The drought has expanded in the West where “rapid deteriorations” in conditions were seen, according to the US Drought Monitor. More than 99 percent of the West is in some level of drought, with more than two-thirds in extreme or exceptional drought — the two worst categories.
Six states are now entirely in drought conditions.
Across the US, the drought has nearly doubled in size from this time last year. Around 25% of the country was in drought conditions in July 2020; as of this week, nearly half is in drought.
Climate change is playing a key role in these compounding crises: Drought and extreme heat are fueling wildfires; reduced snowpack and the lack of substantial precipitation are exacerbating water demands for millions of people, as well as agriculture, ecosystems and deteriorating infrastructure.
More than 94% of the West is in drought, the largest area on record. More than 60% of the region is in ‘extreme’ or ‘exceptional’ drought — the two most severe categories — expanding by 35,000 square miles, or roughly the size of the state of Indiana.
There are six states completely in drought conditions; California, Oregon, Nevada, Utah, Idaho and North Dakota.
There were some improvements in drought classifications in the Southwest, namely in New Mexico, thanks to enhanced rainfall from the Southwest monsoon.
For the second week in a row, conditions deteriorated in the Pacific Northwest. Oregon’s current conditions are among the driest since the late 1800s, according to the US Drought Monitor. In Washington, “rangeland and pasture conditions are far worse this year when compared to all other years this century,” it reported.

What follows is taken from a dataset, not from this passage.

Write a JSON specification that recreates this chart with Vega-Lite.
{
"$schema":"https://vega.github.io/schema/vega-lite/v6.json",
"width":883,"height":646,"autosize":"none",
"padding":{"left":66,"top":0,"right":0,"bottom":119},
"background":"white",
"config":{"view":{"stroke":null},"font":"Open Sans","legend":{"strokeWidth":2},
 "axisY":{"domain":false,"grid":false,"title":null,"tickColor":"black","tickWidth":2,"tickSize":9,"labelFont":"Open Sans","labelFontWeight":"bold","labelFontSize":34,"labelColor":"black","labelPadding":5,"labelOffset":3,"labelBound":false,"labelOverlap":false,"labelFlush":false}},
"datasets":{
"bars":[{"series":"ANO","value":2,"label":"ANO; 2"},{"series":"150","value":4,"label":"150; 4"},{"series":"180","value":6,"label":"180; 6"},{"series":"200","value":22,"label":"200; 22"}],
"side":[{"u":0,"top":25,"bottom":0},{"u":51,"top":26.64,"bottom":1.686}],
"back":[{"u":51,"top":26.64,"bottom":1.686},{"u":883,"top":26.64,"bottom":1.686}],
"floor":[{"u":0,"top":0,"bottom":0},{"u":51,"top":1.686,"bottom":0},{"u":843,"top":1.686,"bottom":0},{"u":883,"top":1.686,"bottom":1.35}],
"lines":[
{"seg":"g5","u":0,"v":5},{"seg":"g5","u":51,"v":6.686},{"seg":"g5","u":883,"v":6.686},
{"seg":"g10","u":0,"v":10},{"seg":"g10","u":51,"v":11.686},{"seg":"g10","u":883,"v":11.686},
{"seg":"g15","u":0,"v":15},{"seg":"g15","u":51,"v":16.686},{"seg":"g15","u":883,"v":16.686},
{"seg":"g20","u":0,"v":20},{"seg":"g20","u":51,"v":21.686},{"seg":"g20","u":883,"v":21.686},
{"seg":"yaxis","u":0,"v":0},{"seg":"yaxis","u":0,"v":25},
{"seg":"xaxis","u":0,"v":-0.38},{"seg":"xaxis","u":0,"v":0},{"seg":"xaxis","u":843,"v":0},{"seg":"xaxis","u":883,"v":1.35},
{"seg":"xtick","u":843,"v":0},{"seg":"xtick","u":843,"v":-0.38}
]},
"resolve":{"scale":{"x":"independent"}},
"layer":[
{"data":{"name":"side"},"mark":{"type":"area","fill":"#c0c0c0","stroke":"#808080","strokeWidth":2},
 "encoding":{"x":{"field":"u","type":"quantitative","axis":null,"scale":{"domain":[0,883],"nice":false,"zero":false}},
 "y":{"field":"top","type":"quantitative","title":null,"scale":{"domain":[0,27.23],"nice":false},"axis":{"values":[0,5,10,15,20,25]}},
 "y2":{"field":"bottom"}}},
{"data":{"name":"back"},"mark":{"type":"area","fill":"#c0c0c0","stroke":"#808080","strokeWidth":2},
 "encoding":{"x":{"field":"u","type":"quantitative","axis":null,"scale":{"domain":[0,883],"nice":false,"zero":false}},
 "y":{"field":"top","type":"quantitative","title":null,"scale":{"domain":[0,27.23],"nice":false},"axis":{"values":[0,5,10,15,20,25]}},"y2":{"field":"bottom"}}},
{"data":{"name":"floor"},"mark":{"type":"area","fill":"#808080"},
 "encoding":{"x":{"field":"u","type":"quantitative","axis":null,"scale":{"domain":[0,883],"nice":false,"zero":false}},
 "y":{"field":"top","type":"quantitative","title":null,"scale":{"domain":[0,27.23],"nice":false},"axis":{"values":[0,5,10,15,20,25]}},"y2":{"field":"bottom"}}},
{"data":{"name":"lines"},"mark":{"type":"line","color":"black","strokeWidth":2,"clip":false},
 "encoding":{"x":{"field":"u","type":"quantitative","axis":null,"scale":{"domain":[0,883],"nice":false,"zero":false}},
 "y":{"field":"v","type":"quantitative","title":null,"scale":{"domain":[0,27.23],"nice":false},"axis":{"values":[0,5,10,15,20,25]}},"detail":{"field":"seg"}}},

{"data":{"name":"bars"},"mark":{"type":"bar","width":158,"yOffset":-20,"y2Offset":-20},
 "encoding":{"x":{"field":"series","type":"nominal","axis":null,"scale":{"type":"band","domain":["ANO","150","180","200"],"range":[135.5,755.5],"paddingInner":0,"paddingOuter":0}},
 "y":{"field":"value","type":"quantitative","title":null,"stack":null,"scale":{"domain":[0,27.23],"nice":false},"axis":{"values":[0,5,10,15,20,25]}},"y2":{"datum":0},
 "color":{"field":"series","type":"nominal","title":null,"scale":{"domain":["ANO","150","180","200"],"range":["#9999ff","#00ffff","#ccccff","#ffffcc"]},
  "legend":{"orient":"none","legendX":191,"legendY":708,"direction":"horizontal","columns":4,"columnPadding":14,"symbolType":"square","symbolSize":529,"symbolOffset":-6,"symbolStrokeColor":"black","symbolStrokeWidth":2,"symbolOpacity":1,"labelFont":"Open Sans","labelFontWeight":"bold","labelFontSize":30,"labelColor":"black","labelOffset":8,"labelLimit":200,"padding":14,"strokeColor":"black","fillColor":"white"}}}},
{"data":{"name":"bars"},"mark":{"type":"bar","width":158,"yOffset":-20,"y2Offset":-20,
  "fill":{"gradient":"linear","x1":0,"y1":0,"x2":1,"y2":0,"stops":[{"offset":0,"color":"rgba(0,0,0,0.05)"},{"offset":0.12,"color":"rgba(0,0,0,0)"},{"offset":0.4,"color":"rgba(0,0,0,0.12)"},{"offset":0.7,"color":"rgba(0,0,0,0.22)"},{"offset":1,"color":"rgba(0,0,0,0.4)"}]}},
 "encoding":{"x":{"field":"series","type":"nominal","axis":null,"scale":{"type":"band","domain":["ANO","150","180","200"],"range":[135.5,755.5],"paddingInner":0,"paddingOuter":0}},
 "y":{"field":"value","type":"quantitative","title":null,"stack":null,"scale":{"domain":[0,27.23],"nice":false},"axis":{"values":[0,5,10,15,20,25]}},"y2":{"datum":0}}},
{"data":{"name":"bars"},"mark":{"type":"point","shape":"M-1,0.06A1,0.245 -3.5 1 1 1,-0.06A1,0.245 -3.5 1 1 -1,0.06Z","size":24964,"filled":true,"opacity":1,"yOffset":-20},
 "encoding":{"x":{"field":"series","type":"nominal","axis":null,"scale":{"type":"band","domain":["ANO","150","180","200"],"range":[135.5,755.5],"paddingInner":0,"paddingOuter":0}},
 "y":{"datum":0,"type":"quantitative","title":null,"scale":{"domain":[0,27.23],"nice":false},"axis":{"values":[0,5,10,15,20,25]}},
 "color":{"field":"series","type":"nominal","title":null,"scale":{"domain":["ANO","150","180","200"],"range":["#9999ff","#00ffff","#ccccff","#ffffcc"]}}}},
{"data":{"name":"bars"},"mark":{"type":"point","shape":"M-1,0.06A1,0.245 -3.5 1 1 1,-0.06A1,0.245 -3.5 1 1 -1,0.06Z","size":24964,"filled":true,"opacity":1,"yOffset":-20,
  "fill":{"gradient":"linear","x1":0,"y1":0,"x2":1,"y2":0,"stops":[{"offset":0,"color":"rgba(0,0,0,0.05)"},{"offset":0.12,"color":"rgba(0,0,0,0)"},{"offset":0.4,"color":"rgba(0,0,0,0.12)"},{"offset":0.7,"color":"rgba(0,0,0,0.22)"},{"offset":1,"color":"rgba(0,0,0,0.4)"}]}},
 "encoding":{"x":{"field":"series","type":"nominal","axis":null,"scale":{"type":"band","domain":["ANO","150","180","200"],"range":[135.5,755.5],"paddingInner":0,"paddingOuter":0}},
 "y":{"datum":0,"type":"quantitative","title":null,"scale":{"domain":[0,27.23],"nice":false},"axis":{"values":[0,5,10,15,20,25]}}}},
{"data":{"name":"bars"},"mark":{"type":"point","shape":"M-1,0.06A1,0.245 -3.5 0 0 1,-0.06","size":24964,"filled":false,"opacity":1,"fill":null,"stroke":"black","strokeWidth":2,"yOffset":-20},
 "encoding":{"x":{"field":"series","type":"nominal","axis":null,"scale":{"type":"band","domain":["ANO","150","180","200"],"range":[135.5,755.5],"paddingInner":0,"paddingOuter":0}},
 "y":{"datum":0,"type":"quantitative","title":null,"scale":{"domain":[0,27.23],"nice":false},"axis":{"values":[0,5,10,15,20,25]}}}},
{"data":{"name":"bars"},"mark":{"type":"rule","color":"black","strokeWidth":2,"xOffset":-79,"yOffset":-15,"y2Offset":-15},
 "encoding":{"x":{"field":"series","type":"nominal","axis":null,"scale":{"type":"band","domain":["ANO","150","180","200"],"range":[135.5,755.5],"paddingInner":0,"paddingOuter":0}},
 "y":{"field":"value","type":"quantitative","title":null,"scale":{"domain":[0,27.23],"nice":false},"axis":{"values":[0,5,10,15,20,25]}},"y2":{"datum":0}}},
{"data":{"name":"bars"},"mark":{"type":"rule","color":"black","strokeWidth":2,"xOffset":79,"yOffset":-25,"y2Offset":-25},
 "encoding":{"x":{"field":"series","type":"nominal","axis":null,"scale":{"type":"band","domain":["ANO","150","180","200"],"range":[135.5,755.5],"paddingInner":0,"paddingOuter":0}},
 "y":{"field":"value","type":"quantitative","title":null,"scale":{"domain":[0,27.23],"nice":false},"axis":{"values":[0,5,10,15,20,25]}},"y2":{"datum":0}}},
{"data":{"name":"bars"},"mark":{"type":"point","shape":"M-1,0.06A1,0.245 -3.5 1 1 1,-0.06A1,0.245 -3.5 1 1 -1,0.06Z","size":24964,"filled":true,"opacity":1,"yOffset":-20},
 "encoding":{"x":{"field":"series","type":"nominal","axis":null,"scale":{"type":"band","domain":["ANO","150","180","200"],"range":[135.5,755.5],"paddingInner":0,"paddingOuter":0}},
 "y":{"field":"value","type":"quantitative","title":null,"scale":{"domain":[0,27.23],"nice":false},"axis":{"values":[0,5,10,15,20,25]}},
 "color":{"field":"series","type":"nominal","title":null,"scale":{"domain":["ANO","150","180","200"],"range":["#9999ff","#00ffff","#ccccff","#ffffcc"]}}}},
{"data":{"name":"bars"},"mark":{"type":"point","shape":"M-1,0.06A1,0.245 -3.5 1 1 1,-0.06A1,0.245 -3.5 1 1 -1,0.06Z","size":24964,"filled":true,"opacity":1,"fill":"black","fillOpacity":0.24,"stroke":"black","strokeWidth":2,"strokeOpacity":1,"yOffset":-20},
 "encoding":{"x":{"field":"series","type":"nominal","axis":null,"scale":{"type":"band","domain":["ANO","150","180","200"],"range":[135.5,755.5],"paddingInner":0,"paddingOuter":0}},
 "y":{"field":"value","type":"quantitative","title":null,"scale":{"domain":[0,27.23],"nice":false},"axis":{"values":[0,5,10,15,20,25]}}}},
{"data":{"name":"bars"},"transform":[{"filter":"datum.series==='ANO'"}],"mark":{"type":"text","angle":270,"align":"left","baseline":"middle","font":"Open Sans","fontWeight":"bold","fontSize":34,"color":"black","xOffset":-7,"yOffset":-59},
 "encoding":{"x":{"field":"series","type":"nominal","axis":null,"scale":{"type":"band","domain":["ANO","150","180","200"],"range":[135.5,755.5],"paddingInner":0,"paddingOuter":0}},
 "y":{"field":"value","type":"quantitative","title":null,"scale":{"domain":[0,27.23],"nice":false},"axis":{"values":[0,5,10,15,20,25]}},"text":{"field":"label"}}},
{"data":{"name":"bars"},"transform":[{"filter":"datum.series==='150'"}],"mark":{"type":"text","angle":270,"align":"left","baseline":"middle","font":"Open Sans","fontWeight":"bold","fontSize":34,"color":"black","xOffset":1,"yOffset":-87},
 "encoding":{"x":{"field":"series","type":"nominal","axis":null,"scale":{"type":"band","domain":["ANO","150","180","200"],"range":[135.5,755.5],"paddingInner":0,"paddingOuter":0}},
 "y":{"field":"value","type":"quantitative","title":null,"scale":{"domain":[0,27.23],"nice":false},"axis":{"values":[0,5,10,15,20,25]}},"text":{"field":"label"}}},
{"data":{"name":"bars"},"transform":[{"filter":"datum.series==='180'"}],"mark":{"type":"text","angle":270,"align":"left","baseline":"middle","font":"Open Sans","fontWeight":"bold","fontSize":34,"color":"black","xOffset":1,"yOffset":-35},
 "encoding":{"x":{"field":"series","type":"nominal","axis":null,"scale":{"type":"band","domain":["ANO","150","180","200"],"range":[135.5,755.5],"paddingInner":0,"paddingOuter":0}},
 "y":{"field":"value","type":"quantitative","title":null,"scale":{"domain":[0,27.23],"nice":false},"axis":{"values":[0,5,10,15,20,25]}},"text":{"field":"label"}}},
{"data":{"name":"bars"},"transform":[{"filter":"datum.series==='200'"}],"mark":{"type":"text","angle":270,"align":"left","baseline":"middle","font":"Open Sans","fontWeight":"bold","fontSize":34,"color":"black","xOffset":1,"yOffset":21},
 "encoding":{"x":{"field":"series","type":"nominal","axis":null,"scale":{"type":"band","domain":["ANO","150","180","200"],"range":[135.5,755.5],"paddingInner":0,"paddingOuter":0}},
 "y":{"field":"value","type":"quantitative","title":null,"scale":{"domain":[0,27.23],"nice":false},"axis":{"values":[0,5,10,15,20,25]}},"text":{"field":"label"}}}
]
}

The Big Lost River in Idaho “is almost out of storage,” the Drought Monitor reported last week, and there is “significant agricultural impacts to the state, including crop loss, a lack of forage, and animal deaths.”
As the planet warms, drought and extreme heat will also fuel deadly wildfires. Multiple studies have linked rising carbon dioxide emissions and high temperatures to increased acreage of burning across the West, particularly in California.

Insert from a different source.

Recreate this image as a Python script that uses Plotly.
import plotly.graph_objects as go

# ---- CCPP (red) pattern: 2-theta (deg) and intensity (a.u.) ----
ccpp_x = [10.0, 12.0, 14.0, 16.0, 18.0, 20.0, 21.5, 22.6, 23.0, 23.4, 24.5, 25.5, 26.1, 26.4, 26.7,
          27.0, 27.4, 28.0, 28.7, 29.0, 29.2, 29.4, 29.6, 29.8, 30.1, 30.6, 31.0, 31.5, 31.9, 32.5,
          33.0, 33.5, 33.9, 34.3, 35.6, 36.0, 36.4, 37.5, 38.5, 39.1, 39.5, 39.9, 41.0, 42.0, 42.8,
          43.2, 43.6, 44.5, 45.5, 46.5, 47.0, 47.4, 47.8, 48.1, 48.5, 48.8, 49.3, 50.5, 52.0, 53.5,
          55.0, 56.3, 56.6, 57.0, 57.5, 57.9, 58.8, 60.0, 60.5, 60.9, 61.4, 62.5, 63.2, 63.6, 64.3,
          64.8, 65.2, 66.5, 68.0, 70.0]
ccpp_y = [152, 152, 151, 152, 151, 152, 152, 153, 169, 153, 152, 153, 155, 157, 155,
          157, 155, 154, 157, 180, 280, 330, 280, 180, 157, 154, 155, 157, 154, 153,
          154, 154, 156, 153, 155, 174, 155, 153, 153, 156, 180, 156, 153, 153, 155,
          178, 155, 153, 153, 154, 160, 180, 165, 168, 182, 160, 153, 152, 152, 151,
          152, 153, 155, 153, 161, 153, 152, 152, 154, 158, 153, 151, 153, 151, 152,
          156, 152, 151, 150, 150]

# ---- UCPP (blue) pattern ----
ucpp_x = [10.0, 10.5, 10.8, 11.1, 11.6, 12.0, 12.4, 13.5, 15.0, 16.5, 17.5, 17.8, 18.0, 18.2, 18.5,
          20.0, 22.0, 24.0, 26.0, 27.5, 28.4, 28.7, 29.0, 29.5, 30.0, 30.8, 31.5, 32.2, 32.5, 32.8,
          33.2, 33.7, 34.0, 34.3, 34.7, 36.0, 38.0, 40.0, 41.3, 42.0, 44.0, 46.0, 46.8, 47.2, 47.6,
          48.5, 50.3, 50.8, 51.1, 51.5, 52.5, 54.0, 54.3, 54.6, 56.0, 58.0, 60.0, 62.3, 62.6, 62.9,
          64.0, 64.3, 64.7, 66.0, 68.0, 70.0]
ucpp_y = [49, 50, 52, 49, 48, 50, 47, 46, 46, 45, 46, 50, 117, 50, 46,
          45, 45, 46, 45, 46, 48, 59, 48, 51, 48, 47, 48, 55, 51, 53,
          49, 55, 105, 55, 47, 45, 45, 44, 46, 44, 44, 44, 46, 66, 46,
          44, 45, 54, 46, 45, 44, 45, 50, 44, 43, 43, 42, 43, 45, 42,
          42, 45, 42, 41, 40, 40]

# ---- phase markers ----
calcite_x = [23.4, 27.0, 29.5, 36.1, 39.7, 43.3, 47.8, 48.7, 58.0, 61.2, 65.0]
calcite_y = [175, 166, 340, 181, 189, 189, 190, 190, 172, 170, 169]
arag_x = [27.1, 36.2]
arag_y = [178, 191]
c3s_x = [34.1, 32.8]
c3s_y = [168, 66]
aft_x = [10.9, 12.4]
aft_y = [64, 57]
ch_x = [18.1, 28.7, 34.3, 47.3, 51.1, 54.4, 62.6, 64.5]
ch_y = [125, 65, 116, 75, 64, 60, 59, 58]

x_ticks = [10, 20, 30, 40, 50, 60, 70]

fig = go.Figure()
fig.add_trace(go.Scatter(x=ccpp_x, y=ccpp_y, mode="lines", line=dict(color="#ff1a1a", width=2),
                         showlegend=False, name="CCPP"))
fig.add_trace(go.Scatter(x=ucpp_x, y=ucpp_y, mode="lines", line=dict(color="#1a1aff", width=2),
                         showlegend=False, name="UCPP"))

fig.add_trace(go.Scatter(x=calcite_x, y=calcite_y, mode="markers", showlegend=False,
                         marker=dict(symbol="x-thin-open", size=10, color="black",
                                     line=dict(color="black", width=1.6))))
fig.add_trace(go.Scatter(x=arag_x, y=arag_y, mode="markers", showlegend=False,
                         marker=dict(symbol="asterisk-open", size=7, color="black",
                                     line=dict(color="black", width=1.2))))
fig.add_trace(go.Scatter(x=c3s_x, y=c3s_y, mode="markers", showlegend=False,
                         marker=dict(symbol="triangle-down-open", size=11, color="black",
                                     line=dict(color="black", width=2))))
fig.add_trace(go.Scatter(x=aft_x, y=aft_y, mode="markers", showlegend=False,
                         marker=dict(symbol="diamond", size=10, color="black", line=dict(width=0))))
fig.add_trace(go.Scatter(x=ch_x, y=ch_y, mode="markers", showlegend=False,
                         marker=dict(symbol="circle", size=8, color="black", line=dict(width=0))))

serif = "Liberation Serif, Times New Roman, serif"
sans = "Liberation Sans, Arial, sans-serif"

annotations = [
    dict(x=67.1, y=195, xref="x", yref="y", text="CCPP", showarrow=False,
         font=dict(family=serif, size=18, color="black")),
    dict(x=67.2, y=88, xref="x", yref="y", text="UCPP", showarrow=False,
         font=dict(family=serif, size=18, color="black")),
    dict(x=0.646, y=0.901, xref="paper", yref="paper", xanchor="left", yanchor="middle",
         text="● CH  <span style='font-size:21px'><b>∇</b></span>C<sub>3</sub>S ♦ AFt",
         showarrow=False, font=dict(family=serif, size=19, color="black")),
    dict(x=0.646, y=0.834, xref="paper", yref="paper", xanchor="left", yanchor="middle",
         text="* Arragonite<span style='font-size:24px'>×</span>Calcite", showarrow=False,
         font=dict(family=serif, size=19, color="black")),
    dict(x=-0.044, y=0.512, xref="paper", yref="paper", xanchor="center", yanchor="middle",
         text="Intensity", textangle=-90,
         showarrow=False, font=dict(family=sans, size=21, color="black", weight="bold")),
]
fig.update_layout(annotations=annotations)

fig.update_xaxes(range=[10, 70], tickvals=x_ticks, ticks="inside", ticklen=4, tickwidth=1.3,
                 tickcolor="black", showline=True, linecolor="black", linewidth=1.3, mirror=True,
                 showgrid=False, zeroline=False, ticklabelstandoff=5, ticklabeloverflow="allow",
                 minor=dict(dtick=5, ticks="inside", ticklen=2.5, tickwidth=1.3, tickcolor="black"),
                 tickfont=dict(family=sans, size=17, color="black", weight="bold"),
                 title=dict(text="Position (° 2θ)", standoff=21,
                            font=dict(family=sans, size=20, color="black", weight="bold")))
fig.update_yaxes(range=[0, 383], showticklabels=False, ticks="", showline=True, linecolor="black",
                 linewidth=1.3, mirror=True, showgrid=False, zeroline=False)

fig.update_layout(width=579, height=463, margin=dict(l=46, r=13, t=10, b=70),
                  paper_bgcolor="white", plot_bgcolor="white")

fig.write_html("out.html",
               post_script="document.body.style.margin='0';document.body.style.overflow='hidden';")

The West experienced extremely low rain and snowfall over the past year, compounded by drastically high temperatures. Less rain and increasing heat waves have led directly to drought conditions and water shortages.
The Southwest monsoon, which began in mid-July, is expected to lead to some relief in that region. The Drought Monitor reports recent rain “has resulted in drastic improvements in recent weeks” in New Mexico. In some cases, the agency reports, “moisture has seeped several feet into the soils.”
As climate change accelerates and winter temperatures increase, snowfall will decrease. High-elevation snowpack serves as a natural reservoir that eases drought, storing water through the winter months and slowly releasing it through the spring melting season.
Stream and river flow
Streamflow, a measure of how much water is carried by rivers and streams, is another significant indicator of drought and its impact.
As drought conditions have worsened in 2021, hundreds of stream and river locations are experiencing below-average flow. More than 50 percent of the western monitoring stations reported lighter-than-usual flows. Fishing restrictions have also been put in place on many rivers in Montana due to low flows and warm waters.
Changes in streamflow affect the water supply for our own municipal use, crop irrigation and power generation.